Software wavetable synthesizer

Massive is a commercial wavetable software synthesizer plugin manufactured by Native Instruments for use in professional audio production. It utilizes several wavetables and oscillators in the creation of synthetic timbres. The software can be used as a VST plugin within a digital audio workstation, or as a standalone program. Released in 2006, the plugin has gained widespread popularity in the electronic music field, and is one of the most popular synthesizer plugins for modern dance music production.

==Synthesis==
Massive features a hybrid digital-analog design which is intended for the production of bass and lead sounds. Based on wavetable synthesis, the plugin’s sound is formed by three wave oscillators with separate controls for wavetable position, pitch, and wave shaping.

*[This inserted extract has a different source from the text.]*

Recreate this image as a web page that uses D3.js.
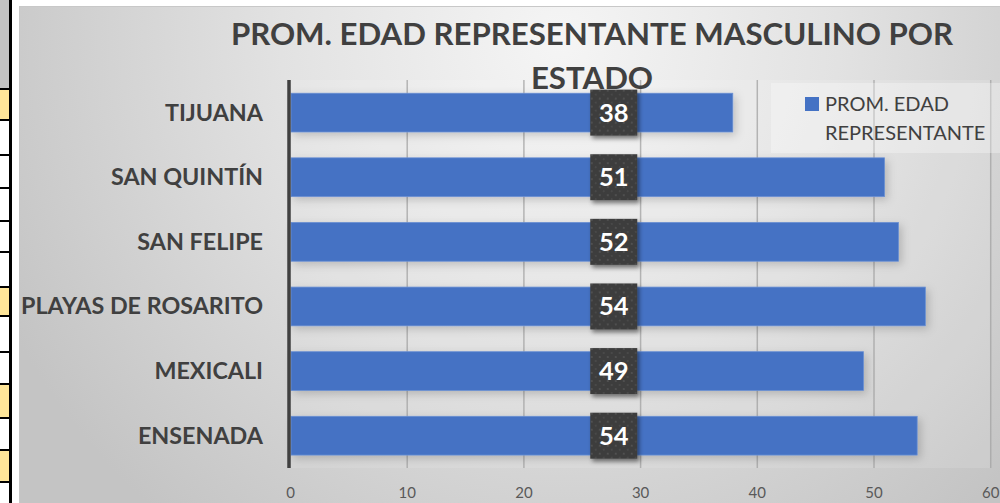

The sound created from these oscillators can be driven through two separate filters. Onwards, the sound in output is shaped with four different envelopes, which feature settings for attack, decay, release and sustain, and these can be set individually for any knob in the plugin interface. Modulation settings include LFO, Performer and Stepper options.

==Expansions==
In August 2018 Native Instruments announced a new line of expansion packs for Massive called Massive Expansions. Each expansion comes loaded with 150 customizable presets tailored towards a specific genre or mood. At launch expansions Stadium Flex, Nocturnal State, and Spectrum Quake were released.